The delegation, though, came here on behalf of more than one eager party. Sun Jian, who directs the international economics institute at his university, said the Ministry of Education and the Qingdao Haier Refrigerator Co. Ltd., a major appliance manufacturer, also want to sponsor distance education programs to satisfy the huge demand for advanced study in the world's most populous country.

On Friday, the delegation greeted more than a dozen Hawai'i business people, many with ties to China, in the last conference of the trip. It was a roundtable session arranged by Charlotte Vick, chairwoman of the Hawai'i Pacific Export Council. By then, the visitors could summarize both the benefits and the difficulties of linking an Internet education network with Hawai'i.

The difficulties would lie in the careful creation of a meaningful academic program. Gaining accreditation for a graduate-degree program, they said, could take a few years. And the parties would need to iron out residency issues: How many months or semesters should the Chinese students be expected to study in person in Hawai'i — or at an equivalent campus in China?

The benefits were equally obvious.

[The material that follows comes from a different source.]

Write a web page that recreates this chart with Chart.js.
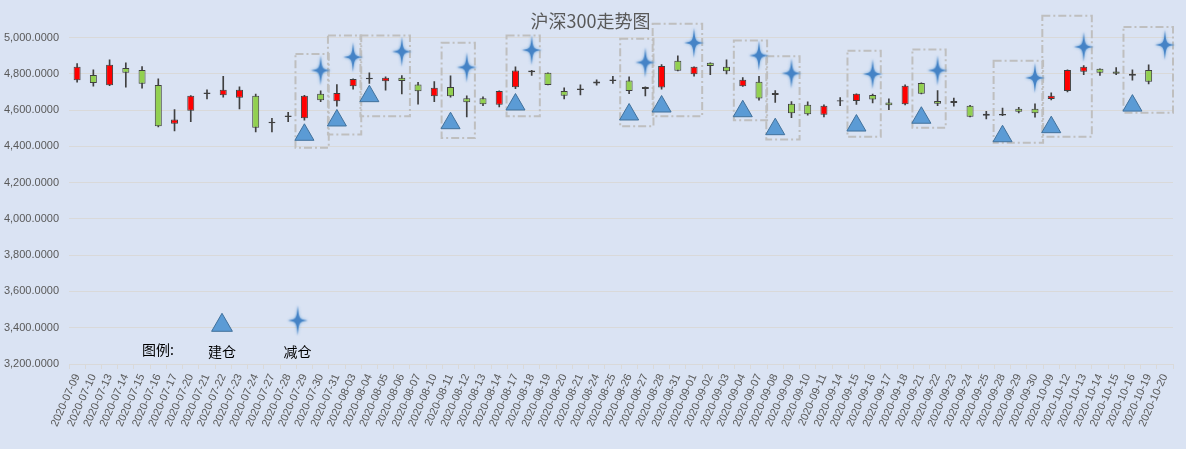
<!DOCTYPE html>
<html><head><meta charset="utf-8">
<script src="https://cdn.jsdelivr.net/npm/chart.js@4.4.1/dist/chart.umd.min.js"></script>
<style>html,body{margin:0;padding:0;background:#DAE3F3;overflow:hidden}</style>
</head><body>
<canvas id="c" width="1186" height="449" style="width:1186px;height:449px;display:block"></canvas>
<script>
const dates = ['2020-07-09','2020-07-10','2020-07-13','2020-07-14','2020-07-15','2020-07-16','2020-07-17','2020-07-20','2020-07-21','2020-07-22','2020-07-23','2020-07-24','2020-07-27','2020-07-28','2020-07-29','2020-07-30','2020-07-31',
'2020-08-03','2020-08-04','2020-08-05','2020-08-06','2020-08-07','2020-08-10','2020-08-11','2020-08-12','2020-08-13','2020-08-14','2020-08-17','2020-08-18','2020-08-19','2020-08-20','2020-08-21','2020-08-24','2020-08-25','2020-08-26','2020-08-27','2020-08-28','2020-08-31',
'2020-09-01','2020-09-02','2020-09-03','2020-09-04','2020-09-07','2020-09-08','2020-09-09','2020-09-10','2020-09-11','2020-09-14','2020-09-15','2020-09-16','2020-09-17','2020-09-18','2020-09-21','2020-09-22','2020-09-23','2020-09-24','2020-09-25','2020-09-28','2020-09-29','2020-09-30',
'2020-10-09','2020-10-12','2020-10-13','2020-10-14','2020-10-15','2020-10-16','2020-10-19','2020-10-20'];

const openP = [4765,4794,4737,4833,4822,4739,4525,4596,4689,4682,4668,4679,4528,4562,4555,4690,4649,
4732,4770,4759,4778,4741,4677,4728,4666,4666,4629,4726,4809,4806,4706,4711,4747,4761,4763,4717,4725,4872,
4798,4861,4839,4732,4756,4684,4635,4629,4574,4647,4651,4684,4642,4633,4750,4651,4640,4624,4580,4571,4607,4607,
4662,4706,4811,4828,4813,4800,4822,null];
const highP = [4857,4822,4877,4861,4840,4772,4603,4680,4712,4787,4728,4688,4555,4588,4681,4706,4741,
4773,4806,4784,4791,4754,4758,4789,4679,4673,4707,4839,4819,4806,4723,4739,4767,4787,4784,4729,4851,4899,
4839,4861,4877,4780,4787,4708,4647,4646,4629,4669,4690,4688,4662,4739,4751,4708,4666,4627,4594,4611,4616,4635,
4695,4822,4846,4828,4835,4822,4850,null];
const lowP = [4754,4732,4735,4726,4721,4508,4486,4536,4662,4671,4607,4480,4480,4536,4544,4647,4622,
4715,4747,4710,4690,4633,4646,4671,4563,4624,4618,4719,4791,4739,4662,4684,4737,4747,4691,4679,4715,4816,
4787,4795,4800,4731,4655,4642,4558,4572,4563,4625,4631,4640,4603,4629,4689,4624,4622,4563,4552,4570,4585,4561,
4657,4700,4795,4792,4795,4765,4745,null];
const closeP = [4839,4750,4850,4806,4745,4511,4548,4679,4697,4712,4712,4503,4536,4570,4679,4655,4695,
4772,4778,4778,4761,4704,4723,4677,4644,4633,4706,4818,4818,4739,4679,4719,4758,4769,4706,4728,4844,4817,
4839,4844,4814,4767,4664,4695,4583,4577,4624,4655,4690,4658,4627,4734,4690,4635,4651,4563,4569,4579,4591,4583,
4679,4822,4839,4806,4800,4789,4756,null];

// 建仓 (buy) and 减仓 (sell) signals
const buyDates = ['2020-07-29','2020-07-31','2020-08-04','2020-08-11','2020-08-17','2020-08-26','2020-08-28','2020-09-04','2020-09-08','2020-09-15','2020-09-21','2020-09-28','2020-10-09','2020-10-16'];
const buyLevels = [4464,4543,4677,4528,4631,4576,4620,4594,4495,4515,4558,4456,4506,4625];
const sellDates = ['2020-07-30','2020-08-03','2020-08-06','2020-08-12','2020-08-18','2020-08-27','2020-09-01','2020-09-07','2020-09-09','2020-09-16','2020-09-22','2020-09-30','2020-10-13','2020-10-20'];
const sellLevels = [4819,4892,4923,4836,4931,4863,4971,4901,4803,4799,4819,4778,4949,4960];
// dashed frames around each buy/sell pair (price range)
const boxTop = [4910,5011,5011,4971,5011,4993,5077,4984,4897,4928,4934,4873,5121,5059];
const boxBottom = [4392,4466,4566,4447,4566,4511,4566,4544,4438,4453,4503,4420,4453,4585];

const yMin = 3200, yMax = 5000, yStep = 200;
const titleText = '沪深300走势图';
const legendTitle = '图例:';
const buyLabel = '建仓';
const sellLabel = '减仓';

const UP = '#FF0000', DOWN = '#92D050', EDGE = '#404040';
const TRI_FILL = '#5B9BD5', TRI_EDGE = '#41719C';

function makeStar(w, h) {
  const pad = 3;
  const c = document.createElement('canvas');
  c.width = w + pad * 2; c.height = h + pad * 2;
  const g = c.getContext('2d');
  const cx = c.width / 2, cy = c.height / 2, rx = w / 2, ry = h / 2, k = 1.3;
  g.shadowColor = 'rgba(91,155,213,0.9)';
  g.shadowBlur = 3;
  g.beginPath();
  g.moveTo(cx, cy - ry);
  g.bezierCurveTo(cx + k, cy - k, cx + k, cy - k, cx + rx, cy);
  g.bezierCurveTo(cx + k, cy + k, cx + k, cy + k, cx, cy + ry);
  g.bezierCurveTo(cx - k, cy + k, cx - k, cy + k, cx - rx, cy);
  g.bezierCurveTo(cx - k, cy - k, cx - k, cy - k, cx, cy - ry);
  g.closePath();
  g.fillStyle = '#4583C6';
  g.fill();
  return c;
}
const starImg = makeStar(20, 30);

function drawTriangle(ctx, x, y, r) {
  ctx.beginPath();
  let a = 0;
  ctx.moveTo(x + Math.sin(a) * r, y - Math.cos(a) * r);
  a += 2 * Math.PI / 3;
  ctx.lineTo(x + Math.sin(a) * r, y - Math.cos(a) * r);
  a += 2 * Math.PI / 3;
  ctx.lineTo(x + Math.sin(a) * r, y - Math.cos(a) * r);
  ctx.closePath();
  ctx.fillStyle = TRI_FILL; ctx.fill();
  ctx.lineWidth = 1; ctx.strokeStyle = TRI_EDGE; ctx.stroke();
}

const bodies = dates.map((d, i) => openP[i] == null ? null : [openP[i], closeP[i]]);
const wicks = dates.map((d, i) => lowP[i] == null ? null : [lowP[i], highP[i]]);
const bodyColors = dates.map((d, i) => (closeP[i] >= openP[i]) ? UP : DOWN);

const bgPlugin = {
  id: 'bg',
  beforeDraw(chart) {
    const { ctx, width, height } = chart;
    ctx.save(); ctx.fillStyle = '#DAE3F3'; ctx.fillRect(0, 0, width, height); ctx.restore();
  }
};

const boxPlugin = {
  id: 'boxes',
  beforeDatasetsDraw(chart) {
    const { ctx } = chart;
    const xs = chart.scales.x, ys = chart.scales.y;
    const step = xs.getPixelForValue(1) - xs.getPixelForValue(0);
    ctx.save();
    ctx.strokeStyle = '#BFBFBF';
    ctx.lineWidth = 2;
    ctx.setLineDash([8, 3, 2, 3]);
    for (let i = 0; i < buyDates.length; i++) {
      const x1 = xs.getPixelForValue(dates.indexOf(buyDates[i])) - 0.55 * step;
      const x2 = xs.getPixelForValue(dates.indexOf(sellDates[i])) + 0.5 * step;
      const y1 = ys.getPixelForValue(boxTop[i]);
      const y2 = ys.getPixelForValue(boxBottom[i]);
      ctx.strokeRect(x1, y1, x2 - x1, y2 - y1);
    }
    ctx.restore();
  }
};

const legendPlugin = {
  id: 'customLegend',
  afterDraw(chart) {
    const { ctx, chartArea } = chart;
    const L = chartArea.left, B = chartArea.bottom;
    ctx.save();
    ctx.font = '14px "Noto Sans CJK SC"';
    ctx.fillStyle = '#000000';
    ctx.textAlign = 'center';
    ctx.textBaseline = 'middle';
    ctx.fillText(legendTitle, L + 89, B - 14);
    ctx.fillText(buyLabel, L + 153, B - 12);
    ctx.fillText(sellLabel, L + 228.5, B - 12.5);
    drawTriangle(ctx, L + 153, B - 38.7, 12);
    ctx.drawImage(starImg, L + 228.7 - starImg.width / 2, B - 43.5 - starImg.height / 2);
    ctx.restore();
  }
};

new Chart(document.getElementById('c'), {
  type: 'bar',
  data: {
    labels: dates,
    datasets: [
      {
        label: 'buy', type: 'line', showLine: false, clip: false, order: -2,
        data: buyDates.map((d, i) => ({ x: d, y: buyLevels[i] })),
        pointStyle: 'triangle', pointRadius: 11, pointHoverRadius: 11,
        pointBackgroundColor: TRI_FILL, pointBorderColor: TRI_EDGE, pointBorderWidth: 1
      },
      {
        label: 'sell', type: 'line', showLine: false, clip: false, order: -1,
        data: sellDates.map((d, i) => ({ x: d, y: sellLevels[i] })),
        pointStyle: starImg, pointRadius: 12, pointHoverRadius: 12
      },
      {
        label: 'body', data: bodies, grouped: false, order: 0,
        barThickness: 7, backgroundColor: bodyColors, borderColor: EDGE,
        borderWidth: 1, borderSkipped: false, inflateAmount: 0
      },
      {
        label: 'wick', data: wicks, grouped: false, order: 1,
        barThickness: 1, backgroundColor: EDGE, borderWidth: 0
      }
    ]
  },
  options: {
    responsive: false,
    animation: false,
    events: [],
    layout: { padding: { left: 3, right: 8, top: 0, bottom: 0 } },
    plugins: {
      legend: { display: false },
      tooltip: { enabled: false },
      title: {
        display: true, text: titleText, color: '#595959',
        font: { size: 18, family: '"Noto Sans CJK SC"', weight: 'normal' },
        padding: { top: 10, bottom: 6 }
      }
    },
    scales: {
      x: {
        offset: true,
        grid: { display: true, drawOnChartArea: false, drawTicks: true, tickLength: 5, color: '#D9D9D9', offset: true },
        border: { display: true, color: '#D9D9D9' },
        ticks: {
          autoSkip: false, minRotation: 66, maxRotation: 66, padding: 3,
          color: '#595959', font: { size: 11, family: '"Liberation Sans"' }
        },
        afterFit(s) { s.height = 85; }
      },
      y: {
        min: yMin, max: yMax,
        grid: { color: '#D9D9D9', drawTicks: false },
        border: { display: false },
        ticks: {
          stepSize: yStep, padding: 10, color: '#595959',
          font: { size: 11, family: '"Liberation Sans"' },
          callback: v => v.toLocaleString('en-US', { minimumFractionDigits: 4, maximumFractionDigits: 4 })
        },
        afterFit(s) { s.width = 66; }
      }
    }
  },
  plugins: [bgPlugin, boxPlugin, legendPlugin]
});
</script>
</body></html>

As Zhou pointed out, bringing China's rising class of political leaders to Hawai'i, even for just three months, would do wonders to seal key commercial relationships and boost the Islands' status as an Asian-Pacific meeting place.

Hawai'i's attraction to China also was clear. It's relatively close and near enough that real-time teaching — often in Chinese — could occur via the Internet during appropriate hours at both ends.

Russell Leu, a lawyer who has been involved in other initiatives with China, said the Internet has made Hawai'i's location more valuable as a halfway point where parties can work with New York in the morning and Beijing in the evening of the same business day.

Viata Online Chairman Carl Chang also found hope in the discussion. "Once you have an objective," he said, "you find a way."

The visitors said they intend to keep in touch with state officials to promote the idea. "It's a very big challenge," said Professor Sun, "but it's a very big opportunity."